#### [Exercise]
Give the data again exactly as written, skipping any pictures.

..........

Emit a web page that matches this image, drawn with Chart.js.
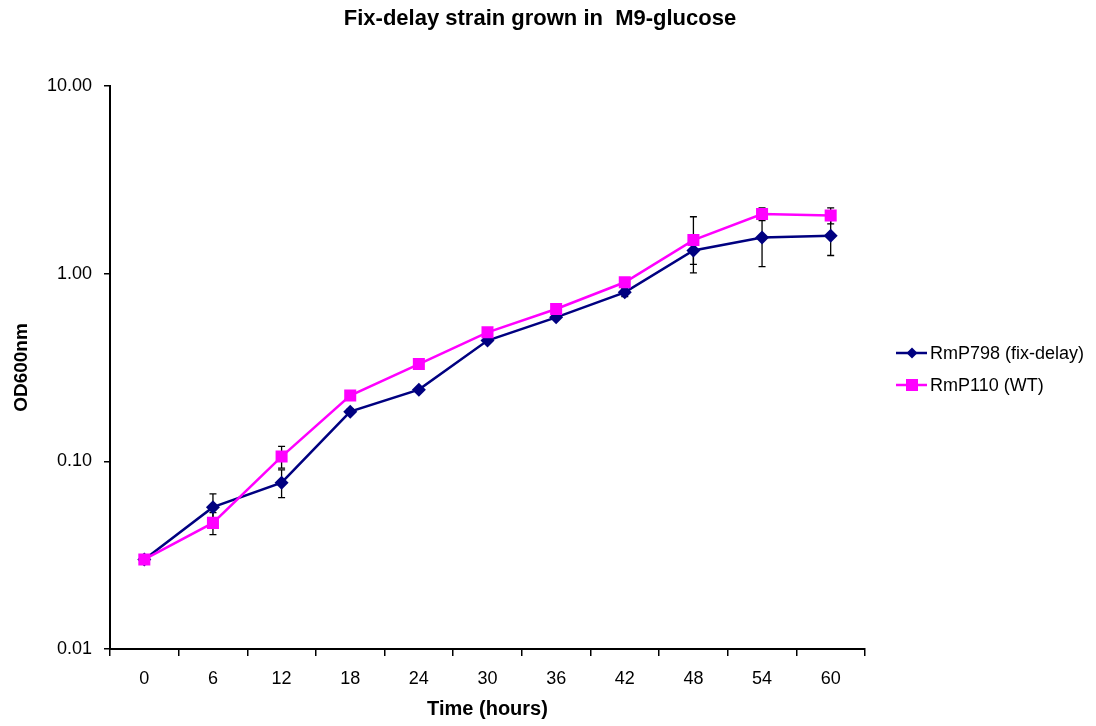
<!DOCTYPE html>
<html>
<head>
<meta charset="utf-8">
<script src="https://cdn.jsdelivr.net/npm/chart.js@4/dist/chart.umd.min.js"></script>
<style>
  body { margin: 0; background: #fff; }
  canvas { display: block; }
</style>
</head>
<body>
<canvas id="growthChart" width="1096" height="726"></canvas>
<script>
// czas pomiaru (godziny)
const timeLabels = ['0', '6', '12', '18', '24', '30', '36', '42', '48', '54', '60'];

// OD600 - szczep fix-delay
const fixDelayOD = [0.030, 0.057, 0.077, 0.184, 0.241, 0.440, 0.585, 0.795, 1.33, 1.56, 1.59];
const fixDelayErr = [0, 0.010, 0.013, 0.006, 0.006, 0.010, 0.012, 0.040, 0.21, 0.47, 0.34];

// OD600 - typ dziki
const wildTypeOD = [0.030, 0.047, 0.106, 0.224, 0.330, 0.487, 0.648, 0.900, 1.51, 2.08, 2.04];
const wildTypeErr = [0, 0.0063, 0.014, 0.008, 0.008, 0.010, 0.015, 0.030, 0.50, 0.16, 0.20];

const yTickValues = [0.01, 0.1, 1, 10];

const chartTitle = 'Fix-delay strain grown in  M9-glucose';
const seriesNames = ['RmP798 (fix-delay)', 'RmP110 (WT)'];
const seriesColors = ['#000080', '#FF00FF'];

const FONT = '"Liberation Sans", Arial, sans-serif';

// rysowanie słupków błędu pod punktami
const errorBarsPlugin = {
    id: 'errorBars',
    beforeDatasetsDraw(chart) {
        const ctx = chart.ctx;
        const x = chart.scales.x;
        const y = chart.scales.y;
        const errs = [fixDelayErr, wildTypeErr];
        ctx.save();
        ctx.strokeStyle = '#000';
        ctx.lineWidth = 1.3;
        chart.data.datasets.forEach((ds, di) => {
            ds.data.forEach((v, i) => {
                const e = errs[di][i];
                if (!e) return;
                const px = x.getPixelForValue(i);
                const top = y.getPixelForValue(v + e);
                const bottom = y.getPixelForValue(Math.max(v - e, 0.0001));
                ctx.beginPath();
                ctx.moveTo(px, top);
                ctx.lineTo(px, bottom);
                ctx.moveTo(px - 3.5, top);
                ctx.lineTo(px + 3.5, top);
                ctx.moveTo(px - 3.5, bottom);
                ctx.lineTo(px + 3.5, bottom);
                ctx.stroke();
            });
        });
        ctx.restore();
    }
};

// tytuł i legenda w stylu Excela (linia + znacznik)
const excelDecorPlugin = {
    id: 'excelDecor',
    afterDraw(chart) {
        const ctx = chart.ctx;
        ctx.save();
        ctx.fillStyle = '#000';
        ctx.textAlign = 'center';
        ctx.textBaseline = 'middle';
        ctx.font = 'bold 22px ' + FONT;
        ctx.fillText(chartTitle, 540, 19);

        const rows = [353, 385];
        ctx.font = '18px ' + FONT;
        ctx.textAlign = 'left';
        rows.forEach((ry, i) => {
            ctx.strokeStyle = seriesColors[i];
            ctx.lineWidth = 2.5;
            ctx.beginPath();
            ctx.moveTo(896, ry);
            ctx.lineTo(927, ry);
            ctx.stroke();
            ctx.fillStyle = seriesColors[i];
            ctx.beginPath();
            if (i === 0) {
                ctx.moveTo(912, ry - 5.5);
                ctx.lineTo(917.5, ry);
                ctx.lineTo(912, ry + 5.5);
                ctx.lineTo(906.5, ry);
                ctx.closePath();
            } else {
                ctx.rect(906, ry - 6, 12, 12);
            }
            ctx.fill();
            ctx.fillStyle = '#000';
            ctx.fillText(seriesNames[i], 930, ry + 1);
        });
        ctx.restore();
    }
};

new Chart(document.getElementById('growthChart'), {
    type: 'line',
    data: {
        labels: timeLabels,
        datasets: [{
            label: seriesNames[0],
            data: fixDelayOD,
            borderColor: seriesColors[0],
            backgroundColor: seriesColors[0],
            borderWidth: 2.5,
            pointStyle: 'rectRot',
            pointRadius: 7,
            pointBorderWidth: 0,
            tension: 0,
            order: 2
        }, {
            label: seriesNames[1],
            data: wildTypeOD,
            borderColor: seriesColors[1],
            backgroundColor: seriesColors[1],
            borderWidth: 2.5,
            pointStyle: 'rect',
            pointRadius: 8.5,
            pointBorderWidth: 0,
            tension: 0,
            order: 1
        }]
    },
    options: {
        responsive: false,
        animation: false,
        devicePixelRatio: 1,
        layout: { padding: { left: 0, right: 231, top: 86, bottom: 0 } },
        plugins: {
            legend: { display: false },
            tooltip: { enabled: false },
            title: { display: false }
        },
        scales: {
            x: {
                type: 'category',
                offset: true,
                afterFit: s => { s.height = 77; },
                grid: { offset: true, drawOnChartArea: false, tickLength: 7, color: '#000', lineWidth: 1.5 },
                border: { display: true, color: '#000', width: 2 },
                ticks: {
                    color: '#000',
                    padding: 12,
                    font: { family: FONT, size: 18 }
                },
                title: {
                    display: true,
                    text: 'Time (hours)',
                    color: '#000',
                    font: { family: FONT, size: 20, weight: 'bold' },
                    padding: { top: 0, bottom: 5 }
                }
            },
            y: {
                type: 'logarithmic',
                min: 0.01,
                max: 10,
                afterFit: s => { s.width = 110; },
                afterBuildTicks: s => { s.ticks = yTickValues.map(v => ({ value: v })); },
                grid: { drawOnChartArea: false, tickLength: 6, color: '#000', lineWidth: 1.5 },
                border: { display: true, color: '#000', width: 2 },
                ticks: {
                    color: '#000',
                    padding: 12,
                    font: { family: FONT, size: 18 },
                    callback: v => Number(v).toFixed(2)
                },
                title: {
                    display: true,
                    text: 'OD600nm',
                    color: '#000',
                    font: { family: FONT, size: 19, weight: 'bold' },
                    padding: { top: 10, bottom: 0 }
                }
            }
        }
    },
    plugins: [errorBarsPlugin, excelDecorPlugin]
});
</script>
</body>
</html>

..........

#### [Result for this task]
Emit a web page that matches this image, drawn with Chart.js.
<!DOCTYPE html>
<html>
<head>
<meta charset="utf-8">
<script src="https://cdn.jsdelivr.net/npm/chart.js@4/dist/chart.umd.min.js"></script>
<style>
  body { margin: 0; background: #fff; }
  canvas { display: block; }
</style>
</head>
<body>
<canvas id="growthChart" width="1096" height="726"></canvas>
<script>
// czas pomiaru (godziny)
const timeLabels = ['0', '6', '12', '18', '24', '30', '36', '42', '48', '54', '60'];

// OD600 - szczep fix-delay
const fixDelayOD = [0.030, 0.057, 0.077, 0.184, 0.241, 0.440, 0.585, 0.795, 1.33, 1.56, 1.59];
const fixDelayErr = [0, 0.010, 0.013, 0.006, 0.006, 0.010, 0.012, 0.040, 0.21, 0.47, 0.34];

// OD600 - typ dziki
const wildTypeOD = [0.030, 0.047, 0.106, 0.224, 0.330, 0.487, 0.648, 0.900, 1.51, 2.08, 2.04];
const wildTypeErr = [0, 0.0063, 0.014, 0.008, 0.008, 0.010, 0.015, 0.030, 0.50, 0.16, 0.20];

const yTickValues = [0.01, 0.1, 1, 10];

const chartTitle = 'Fix-delay strain grown in  M9-glucose';
const seriesNames = ['RmP798 (fix-delay)', 'RmP110 (WT)'];
const seriesColors = ['#000080', '#FF00FF'];

const FONT = '"Liberation Sans", Arial, sans-serif';

// rysowanie słupków błędu pod punktami
const errorBarsPlugin = {
    id: 'errorBars',
    beforeDatasetsDraw(chart) {
        const ctx = chart.ctx;
        const x = chart.scales.x;
        const y = chart.scales.y;
        const errs = [fixDelayErr, wildTypeErr];
        ctx.save();
        ctx.strokeStyle = '#000';
        ctx.lineWidth = 1.3;
        chart.data.datasets.forEach((ds, di) => {
            ds.data.forEach((v, i) => {
                const e = errs[di][i];
                if (!e) return;
                const px = x.getPixelForValue(i);
                const top = y.getPixelForValue(v + e);
                const bottom = y.getPixelForValue(Math.max(v - e, 0.0001));
                ctx.beginPath();
                ctx.moveTo(px, top);
                ctx.lineTo(px, bottom);
                ctx.moveTo(px - 3.5, top);
                ctx.lineTo(px + 3.5, top);
                ctx.moveTo(px - 3.5, bottom);
                ctx.lineTo(px + 3.5, bottom);
                ctx.stroke();
            });
        });
        ctx.restore();
    }
};

// tytuł i legenda w stylu Excela (linia + znacznik)
const excelDecorPlugin = {
    id: 'excelDecor',
    afterDraw(chart) {
        const ctx = chart.ctx;
        ctx.save();
        ctx.fillStyle = '#000';
        ctx.textAlign = 'center';
        ctx.textBaseline = 'middle';
        ctx.font = 'bold 22px ' + FONT;
        ctx.fillText(chartTitle, 540, 19);

        const rows = [353, 385];
        ctx.font = '18px ' + FONT;
        ctx.textAlign = 'left';
        rows.forEach((ry, i) => {
            ctx.strokeStyle = seriesColors[i];
            ctx.lineWidth = 2.5;
            ctx.beginPath();
            ctx.moveTo(896, ry);
            ctx.lineTo(927, ry);
            ctx.stroke();
            ctx.fillStyle = seriesColors[i];
            ctx.beginPath();
            if (i === 0) {
                ctx.moveTo(912, ry - 5.5);
                ctx.lineTo(917.5, ry);
                ctx.lineTo(912, ry + 5.5);
                ctx.lineTo(906.5, ry);
                ctx.closePath();
            } else {
                ctx.rect(906, ry - 6, 12, 12);
            }
            ctx.fill();
            ctx.fillStyle = '#000';
            ctx.fillText(seriesNames[i], 930, ry + 1);
        });
        ctx.restore();
    }
};

new Chart(document.getElementById('growthChart'), {
    type: 'line',
    data: {
        labels: timeLabels,
        datasets: [{
            label: seriesNames[0],
            data: fixDelayOD,
            borderColor: seriesColors[0],
            backgroundColor: seriesColors[0],
            borderWidth: 2.5,
            pointStyle: 'rectRot',
            pointRadius: 7,
            pointBorderWidth: 0,
            tension: 0,
            order: 2
        }, {
            label: seriesNames[1],
            data: wildTypeOD,
            borderColor: seriesColors[1],
            backgroundColor: seriesColors[1],
            borderWidth: 2.5,
            pointStyle: 'rect',
            pointRadius: 8.5,
            pointBorderWidth: 0,
            tension: 0,
            order: 1
        }]
    },
    options: {
        responsive: false,
        animation: false,
        devicePixelRatio: 1,
        layout: { padding: { left: 0, right: 231, top: 86, bottom: 0 } },
        plugins: {
            legend: { display: false },
            tooltip: { enabled: false },
            title: { display: false }
        },
        scales: {
            x: {
                type: 'category',
                offset: true,
                afterFit: s => { s.height = 77; },
                grid: { offset: true, drawOnChartArea: false, tickLength: 7, color: '#000', lineWidth: 1.5 },
                border: { display: true, color: '#000', width: 2 },
                ticks: {
                    color: '#000',
                    padding: 12,
                    font: { family: FONT, size: 18 }
                },
                title: {
                    display: true,
                    text: 'Time (hours)',
                    color: '#000',
                    font: { family: FONT, size: 20, weight: 'bold' },
                    padding: { top: 0, bottom: 5 }
                }
            },
            y: {
                type: 'logarithmic',
                min: 0.01,
                max: 10,
                afterFit: s => { s.width = 110; },
                afterBuildTicks: s => { s.ticks = yTickValues.map(v => ({ value: v })); },
                grid: { drawOnChartArea: false, tickLength: 6, color: '#000', lineWidth: 1.5 },
                border: { display: true, color: '#000', width: 2 },
                ticks: {
                    color: '#000',
                    padding: 12,
                    font: { family: FONT, size: 18 },
                    callback: v => Number(v).toFixed(2)
                },
                title: {
                    display: true,
                    text: 'OD600nm',
                    color: '#000',
                    font: { family: FONT, size: 19, weight: 'bold' },
                    padding: { top: 10, bottom: 0 }
                }
            }
        }
    },
    plugins: [errorBarsPlugin, excelDecorPlugin]
});
</script>
</body>
</html>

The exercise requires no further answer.